Southern Co. granted “game-changing” FAA waiver for autonomous drone inspections

A new waiver from the Federal Aviation Administration (FAA) gives Southern Company the ability to perform drone inspections at the utility’s power plants and other facilities without the need for someone onsite.

The utility plans to install docks onsite at its plants to enable inspections. The docks can be compared to aircraft hangars for drones.

For the last year, Southern Co. has used Plant Barry in Alabama as the test site to capture data and prove to the FAA this technology could be used safely.

The utility called the latest development a “huge step” in advancing autonomous and remote operations at scale.

Mat Spurlock, Sr.

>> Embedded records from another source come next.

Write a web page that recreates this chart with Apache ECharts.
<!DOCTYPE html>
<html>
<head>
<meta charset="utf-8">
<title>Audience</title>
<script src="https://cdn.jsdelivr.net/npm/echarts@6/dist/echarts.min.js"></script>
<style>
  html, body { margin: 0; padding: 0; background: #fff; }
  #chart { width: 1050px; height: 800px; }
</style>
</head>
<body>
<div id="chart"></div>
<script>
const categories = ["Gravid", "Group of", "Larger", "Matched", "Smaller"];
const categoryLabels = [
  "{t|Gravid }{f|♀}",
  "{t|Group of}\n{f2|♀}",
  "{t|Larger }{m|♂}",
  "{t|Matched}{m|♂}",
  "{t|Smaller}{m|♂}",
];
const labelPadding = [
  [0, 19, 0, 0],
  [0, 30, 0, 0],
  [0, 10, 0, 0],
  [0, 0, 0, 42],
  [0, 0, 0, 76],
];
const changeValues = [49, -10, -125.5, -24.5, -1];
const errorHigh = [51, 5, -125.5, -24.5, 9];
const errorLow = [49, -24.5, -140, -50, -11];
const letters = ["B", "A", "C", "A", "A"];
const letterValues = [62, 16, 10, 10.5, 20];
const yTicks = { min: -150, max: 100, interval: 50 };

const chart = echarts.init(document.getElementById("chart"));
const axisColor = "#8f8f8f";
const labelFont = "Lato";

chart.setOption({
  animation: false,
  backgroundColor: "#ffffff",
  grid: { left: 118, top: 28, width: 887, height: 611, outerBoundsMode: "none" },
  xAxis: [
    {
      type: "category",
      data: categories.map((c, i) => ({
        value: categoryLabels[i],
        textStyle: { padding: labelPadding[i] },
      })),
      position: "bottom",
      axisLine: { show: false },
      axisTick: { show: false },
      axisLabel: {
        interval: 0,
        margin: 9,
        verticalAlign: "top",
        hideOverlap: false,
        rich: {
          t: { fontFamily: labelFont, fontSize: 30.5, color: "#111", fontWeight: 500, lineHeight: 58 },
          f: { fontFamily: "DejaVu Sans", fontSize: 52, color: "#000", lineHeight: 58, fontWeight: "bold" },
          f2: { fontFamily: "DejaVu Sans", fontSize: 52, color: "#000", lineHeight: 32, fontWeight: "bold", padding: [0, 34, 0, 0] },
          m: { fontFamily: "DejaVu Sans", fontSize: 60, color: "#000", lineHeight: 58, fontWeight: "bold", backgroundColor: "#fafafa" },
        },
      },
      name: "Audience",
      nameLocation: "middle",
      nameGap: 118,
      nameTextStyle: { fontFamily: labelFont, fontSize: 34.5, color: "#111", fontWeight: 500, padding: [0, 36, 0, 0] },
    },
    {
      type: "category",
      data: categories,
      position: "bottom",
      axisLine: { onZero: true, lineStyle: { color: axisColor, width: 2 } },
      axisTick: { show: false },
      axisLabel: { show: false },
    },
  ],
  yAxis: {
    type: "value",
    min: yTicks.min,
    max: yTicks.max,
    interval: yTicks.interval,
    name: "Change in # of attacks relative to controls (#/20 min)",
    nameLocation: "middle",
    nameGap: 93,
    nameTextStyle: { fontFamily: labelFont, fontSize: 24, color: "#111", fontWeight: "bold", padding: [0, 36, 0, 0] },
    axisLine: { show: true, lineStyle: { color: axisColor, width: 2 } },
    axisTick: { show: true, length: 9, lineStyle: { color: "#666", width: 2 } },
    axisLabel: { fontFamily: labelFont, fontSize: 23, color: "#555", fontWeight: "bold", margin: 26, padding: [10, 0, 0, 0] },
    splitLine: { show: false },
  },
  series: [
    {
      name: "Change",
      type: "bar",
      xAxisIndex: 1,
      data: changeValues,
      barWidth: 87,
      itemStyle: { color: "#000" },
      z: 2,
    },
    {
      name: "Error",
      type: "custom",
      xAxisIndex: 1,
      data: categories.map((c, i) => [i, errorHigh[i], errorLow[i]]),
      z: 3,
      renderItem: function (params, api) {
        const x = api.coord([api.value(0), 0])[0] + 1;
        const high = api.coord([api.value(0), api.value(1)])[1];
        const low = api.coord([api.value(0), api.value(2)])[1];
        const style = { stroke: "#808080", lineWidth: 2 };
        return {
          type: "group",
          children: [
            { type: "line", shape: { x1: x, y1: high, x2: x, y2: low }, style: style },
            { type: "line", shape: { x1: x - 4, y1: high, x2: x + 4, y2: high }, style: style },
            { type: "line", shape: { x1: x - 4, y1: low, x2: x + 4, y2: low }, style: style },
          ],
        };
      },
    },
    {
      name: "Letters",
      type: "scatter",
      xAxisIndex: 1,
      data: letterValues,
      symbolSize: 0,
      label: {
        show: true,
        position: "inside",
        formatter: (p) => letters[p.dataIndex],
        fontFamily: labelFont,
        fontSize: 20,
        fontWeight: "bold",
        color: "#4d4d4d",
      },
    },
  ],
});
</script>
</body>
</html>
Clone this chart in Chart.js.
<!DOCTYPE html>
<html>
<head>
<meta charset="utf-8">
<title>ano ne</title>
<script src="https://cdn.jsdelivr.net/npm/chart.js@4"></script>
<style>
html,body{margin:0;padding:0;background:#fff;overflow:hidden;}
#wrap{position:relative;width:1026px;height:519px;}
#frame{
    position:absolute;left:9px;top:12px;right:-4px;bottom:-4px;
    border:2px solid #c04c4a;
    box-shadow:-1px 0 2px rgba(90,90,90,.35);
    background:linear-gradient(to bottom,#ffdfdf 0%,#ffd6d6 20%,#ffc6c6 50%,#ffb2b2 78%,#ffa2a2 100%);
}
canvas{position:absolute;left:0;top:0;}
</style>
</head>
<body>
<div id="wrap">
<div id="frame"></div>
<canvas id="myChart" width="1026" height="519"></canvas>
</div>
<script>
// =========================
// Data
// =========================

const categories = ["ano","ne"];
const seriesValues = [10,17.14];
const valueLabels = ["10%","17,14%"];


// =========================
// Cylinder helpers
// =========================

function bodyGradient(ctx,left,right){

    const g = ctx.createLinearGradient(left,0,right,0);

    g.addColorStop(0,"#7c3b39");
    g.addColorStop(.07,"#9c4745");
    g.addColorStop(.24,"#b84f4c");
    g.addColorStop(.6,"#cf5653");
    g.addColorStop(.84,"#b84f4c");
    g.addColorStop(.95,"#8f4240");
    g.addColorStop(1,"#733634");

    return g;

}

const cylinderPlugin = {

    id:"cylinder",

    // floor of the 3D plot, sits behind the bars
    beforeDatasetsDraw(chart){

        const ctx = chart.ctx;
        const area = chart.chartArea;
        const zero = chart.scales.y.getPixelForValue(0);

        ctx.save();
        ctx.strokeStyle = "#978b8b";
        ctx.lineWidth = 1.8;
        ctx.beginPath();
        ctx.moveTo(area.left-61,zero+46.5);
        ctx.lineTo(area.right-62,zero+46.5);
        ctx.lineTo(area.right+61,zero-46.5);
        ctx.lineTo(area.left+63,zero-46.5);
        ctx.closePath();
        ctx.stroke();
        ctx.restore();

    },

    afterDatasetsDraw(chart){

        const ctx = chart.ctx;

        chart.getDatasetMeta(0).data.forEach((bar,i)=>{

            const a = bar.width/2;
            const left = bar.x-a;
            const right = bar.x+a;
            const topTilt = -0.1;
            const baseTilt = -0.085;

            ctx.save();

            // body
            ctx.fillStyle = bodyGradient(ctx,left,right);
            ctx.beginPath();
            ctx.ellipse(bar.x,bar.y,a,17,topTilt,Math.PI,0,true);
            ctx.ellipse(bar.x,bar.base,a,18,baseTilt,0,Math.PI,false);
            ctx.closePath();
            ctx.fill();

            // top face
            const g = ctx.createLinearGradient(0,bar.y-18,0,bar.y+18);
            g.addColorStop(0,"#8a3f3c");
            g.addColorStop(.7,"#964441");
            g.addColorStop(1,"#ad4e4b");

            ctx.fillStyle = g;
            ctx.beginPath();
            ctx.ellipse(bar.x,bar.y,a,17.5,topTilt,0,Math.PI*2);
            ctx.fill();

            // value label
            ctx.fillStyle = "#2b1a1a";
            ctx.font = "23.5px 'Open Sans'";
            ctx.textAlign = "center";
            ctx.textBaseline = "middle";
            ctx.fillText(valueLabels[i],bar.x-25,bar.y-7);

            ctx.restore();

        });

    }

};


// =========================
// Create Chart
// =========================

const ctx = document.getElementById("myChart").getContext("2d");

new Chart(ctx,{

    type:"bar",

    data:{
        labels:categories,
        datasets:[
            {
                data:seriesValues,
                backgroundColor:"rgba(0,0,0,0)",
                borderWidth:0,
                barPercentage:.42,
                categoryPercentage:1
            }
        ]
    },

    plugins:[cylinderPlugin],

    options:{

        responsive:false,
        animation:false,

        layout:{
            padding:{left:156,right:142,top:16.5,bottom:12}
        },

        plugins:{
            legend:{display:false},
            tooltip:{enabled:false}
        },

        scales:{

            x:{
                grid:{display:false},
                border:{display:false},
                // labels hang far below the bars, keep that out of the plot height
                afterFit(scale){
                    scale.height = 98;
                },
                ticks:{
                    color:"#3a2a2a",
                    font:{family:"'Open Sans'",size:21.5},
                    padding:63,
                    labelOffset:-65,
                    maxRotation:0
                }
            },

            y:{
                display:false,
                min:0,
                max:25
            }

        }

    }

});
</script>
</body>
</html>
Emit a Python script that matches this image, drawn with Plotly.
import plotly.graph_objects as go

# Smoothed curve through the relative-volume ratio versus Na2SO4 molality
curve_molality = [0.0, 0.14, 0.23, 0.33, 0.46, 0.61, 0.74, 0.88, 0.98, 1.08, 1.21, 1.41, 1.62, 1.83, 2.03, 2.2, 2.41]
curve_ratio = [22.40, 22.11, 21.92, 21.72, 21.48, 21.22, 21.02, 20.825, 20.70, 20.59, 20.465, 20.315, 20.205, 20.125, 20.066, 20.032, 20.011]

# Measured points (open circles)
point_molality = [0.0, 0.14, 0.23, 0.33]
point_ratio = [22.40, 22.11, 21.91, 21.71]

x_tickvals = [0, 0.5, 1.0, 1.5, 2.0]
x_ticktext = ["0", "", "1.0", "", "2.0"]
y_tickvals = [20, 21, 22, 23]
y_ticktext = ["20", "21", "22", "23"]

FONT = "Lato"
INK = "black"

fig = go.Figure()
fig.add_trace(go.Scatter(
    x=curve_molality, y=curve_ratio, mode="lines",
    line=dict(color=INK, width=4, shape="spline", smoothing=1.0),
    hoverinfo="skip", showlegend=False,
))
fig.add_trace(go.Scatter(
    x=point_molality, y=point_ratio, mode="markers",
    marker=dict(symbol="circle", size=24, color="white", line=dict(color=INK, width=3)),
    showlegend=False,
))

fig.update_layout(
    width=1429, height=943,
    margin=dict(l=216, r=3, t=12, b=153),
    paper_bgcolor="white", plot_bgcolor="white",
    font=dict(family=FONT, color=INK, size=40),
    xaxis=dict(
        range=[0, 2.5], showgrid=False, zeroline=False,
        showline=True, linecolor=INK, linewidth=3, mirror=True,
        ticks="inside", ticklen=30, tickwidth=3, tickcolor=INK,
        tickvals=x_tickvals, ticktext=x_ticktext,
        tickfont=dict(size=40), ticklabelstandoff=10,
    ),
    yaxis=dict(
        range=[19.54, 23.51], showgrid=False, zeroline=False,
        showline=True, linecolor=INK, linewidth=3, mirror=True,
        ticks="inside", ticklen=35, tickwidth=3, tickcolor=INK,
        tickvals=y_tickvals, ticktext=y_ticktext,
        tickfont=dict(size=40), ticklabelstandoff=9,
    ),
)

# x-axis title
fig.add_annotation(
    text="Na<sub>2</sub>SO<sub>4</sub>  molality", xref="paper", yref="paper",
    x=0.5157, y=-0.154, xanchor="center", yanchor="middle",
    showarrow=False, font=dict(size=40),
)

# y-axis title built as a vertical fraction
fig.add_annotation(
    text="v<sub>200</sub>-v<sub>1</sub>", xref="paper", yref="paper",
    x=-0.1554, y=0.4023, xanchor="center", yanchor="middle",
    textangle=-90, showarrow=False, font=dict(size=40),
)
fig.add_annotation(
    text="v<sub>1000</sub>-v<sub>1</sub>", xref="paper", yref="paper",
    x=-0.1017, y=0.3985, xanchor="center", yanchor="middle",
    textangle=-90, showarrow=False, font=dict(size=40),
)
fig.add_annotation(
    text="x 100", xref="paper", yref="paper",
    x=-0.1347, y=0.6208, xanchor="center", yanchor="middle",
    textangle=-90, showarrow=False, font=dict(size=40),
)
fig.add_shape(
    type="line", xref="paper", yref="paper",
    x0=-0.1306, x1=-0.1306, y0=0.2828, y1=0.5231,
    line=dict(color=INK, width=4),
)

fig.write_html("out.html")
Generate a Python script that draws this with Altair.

UAS Pilot for Southern Company, told Power Engineering inspections now can be done remotely from a control center, keeping employees out of potentially hazardous environments. Previously, a pilot and visual observer had to be onsite.

“Efficiency and safety are the two drivers for this,” he said.

For example, proactive inspections of cooling towers, turbines, dry cask storage at nuclear facilities or panels at solar farms could be done more often and efficiently.

At a nuclear plant’s dry cask storage facility, inspections are conducted on a daily occurrence, with a radiation protection technician, engineer and security officer all needed onsite. Now, a dock could be installed at the plant, with a drone completing that mission and delivering data automatically to the engineer.

“The goal is to build a [machine learning] model to even eventually remove the engineer from having to inspect that data,” said Spurlock. “It would point out, this is different than it was yesterday, or this is an obstructed vent.”

Spurlock also noted the benefit of O&M cost reductions, with multi-day processes reduced to 45 minutes.

“Say we have a fault in the switchyard at a plant, we can immediately launch that aircraft, go to that location and try to determine what caused it without sending personnel out there,” said Spurlock. “Then when we do dispatch personnel or equipment, we already know what they’re getting into.”

The only two notifications required for an inspection would be NOTAMS, or notifications to other pilots if there’s an airport nearby, and to Southern Company’s own personnel where the drone will be launched.

Spurlock said future inspections will be pre-programmed. Inspectors could view the flights in real-time or examine the post-process data after it’s recovered.

“It’s really just game-changing to us,” he said.